Porter has been lucky in friendship thus far. When we first moved here, Vanessa lived across the street from us and she and Porter were the best of friends for about two years, until she moved away. Even though she sometimes bossed him around, etc. It was generally a good relationship for both of them. They consistently loved each other and wanted to play together. Meanwhile, at daycare, Porter started a friendship with one little girl named Marissa. At daycare, they were always together. Porter still remembers dancing around the classroom with her. As he got older, he got another friend named Gabriel. Again, it was a mutually beneficial relationship. When we would get to daycare in the morning, if Porter's class was outside, Gabriel would run to the fence and he and Porter would start whispering to each other and giggling. When Gabriel moved up to the four year old class before Porter, it broke Porter's heart. It apparently had the same affect on Gabriel. The staff had to bring them to play together for a little while everyday so that they would be okay. When Gabriel stopped coming to daycare (I don't know why), Porter was devastated. Even though it was more than a year ago, Porter still wishes that Gabriel would come back. He did find a new friend though, named Sage. Sage was also a sweet little boy, who was always excited to see Porter. If Porter was upset about coming to daycare, Sage would come up to him and try to hug him and see if he could make Porter feel better, he yelled at the other kids for laughing at Porter once when he fell out of his chair, etc.

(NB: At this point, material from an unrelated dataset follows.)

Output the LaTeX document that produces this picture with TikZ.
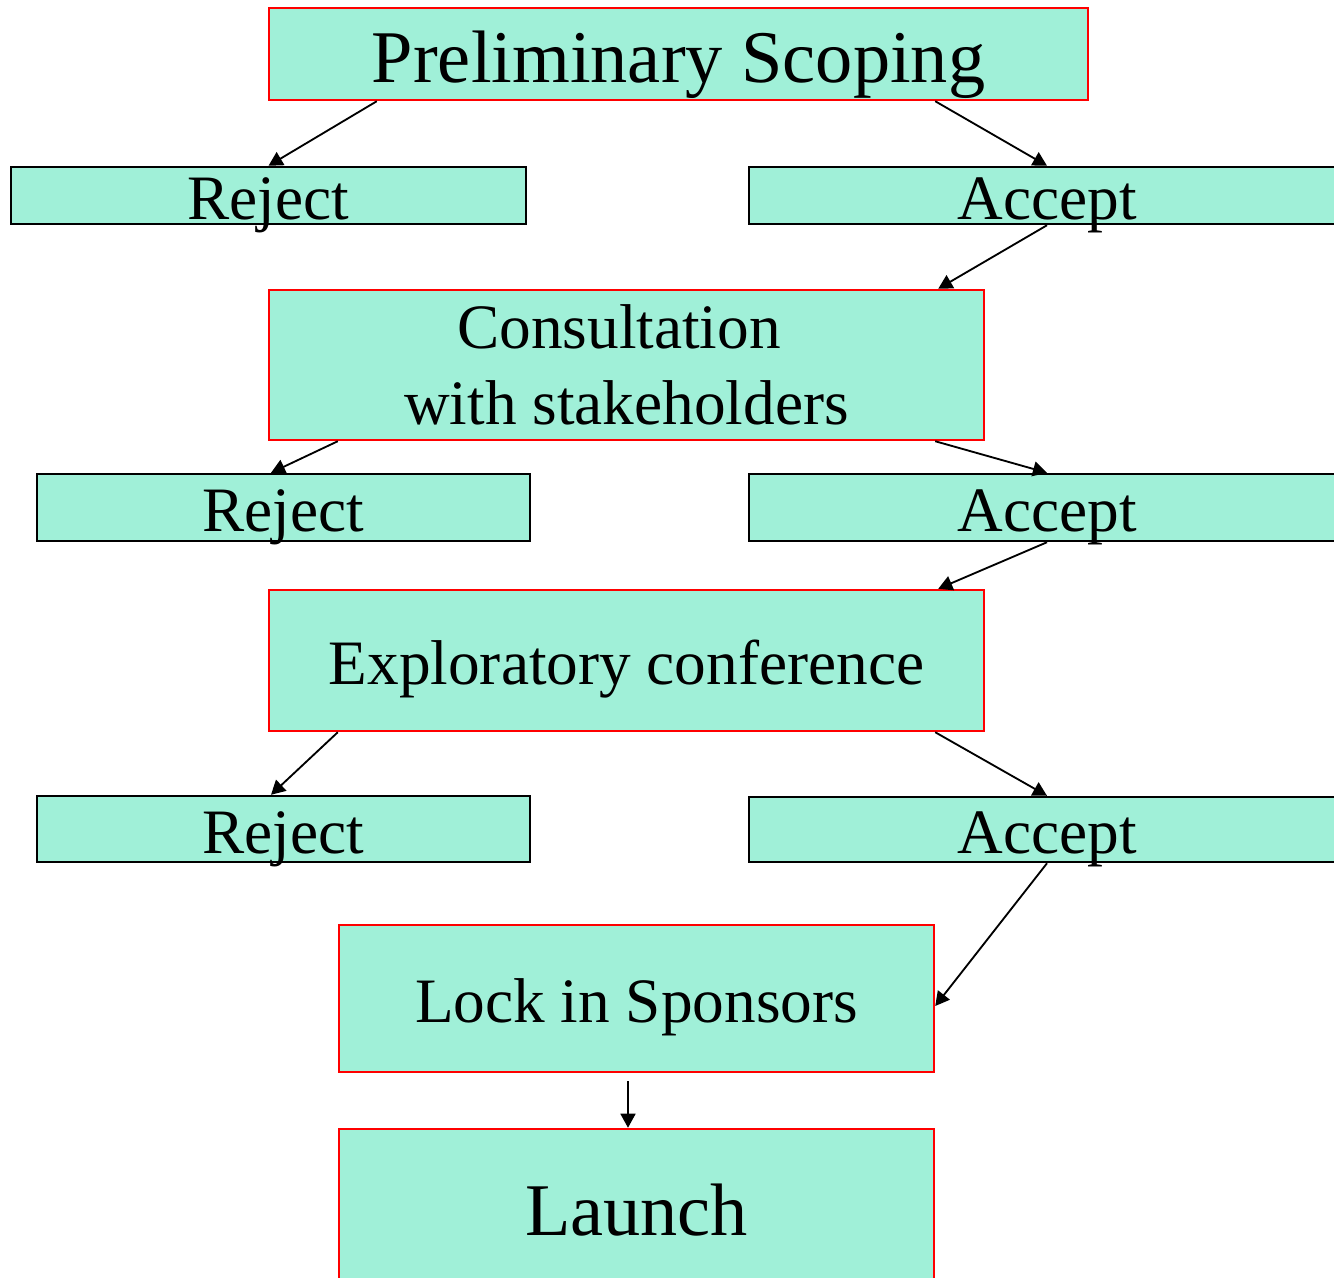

But now, it seems that Porter has outgrown Sage and has moved to this new friend. I know the new friend is just a little boy and I shouldn't be upset. I also know that I am only hearing Porter's point of view and I know that he is pretty sensitive and can blow things out of proportion but I hate that he hurts Porter's feelings so often. I wish that Porter was the kind of kid who can handle more than one or two friends at a time so that he wouldn't take it so hard when this one little boy is tired of him or just doesn't want to play. This is part of the reason that I decided that Porter should go to school in our neighborhood and not at the daycare's kindergarten or at a charter school. There are a couple of kids that Porter plays with a bit in the neighborhood and I think they will be better friends for Porter than what he has right now at daycare. Plus, this will give him a chance to meet more kids who live nearby.
Dallin's age group is also not immune to this defriending business. I know that the kids all spend so much time together that they are often more like siblings than friends and so I understand that even the best of friends can have fights. Dallin has finally found a best friend all his own. Until recently, Porter was his best friend and Dallin considered Porter's friends his friends. Now Dallin has Koen. Dallin talks of nothing but Koen at home. About the things Koen wears, what Koen ate for lunch, Koen and Dallin's efforts to avoid someone at daycare who is mean to them, etc. Dallin has other friends too and he seems to like them and play with them but Koen is his favorite. Again, it is clearly mutual. Once, when I dropped Dallin off, several of the kids came over to talk to him and, like a little bodyguard, Koen shooed them all away, saying that Dallin was his friend. Anyway, the other day, Koen must have gotten mad at Dallin for something because he told Dallin that he was not his friend anymore. It hurt Dallin's feelings so much that he told Koen that he would have to have soap in his mouth for saying naughty things to him. Luckily, Dallin and Koen were reconciled by the next morning.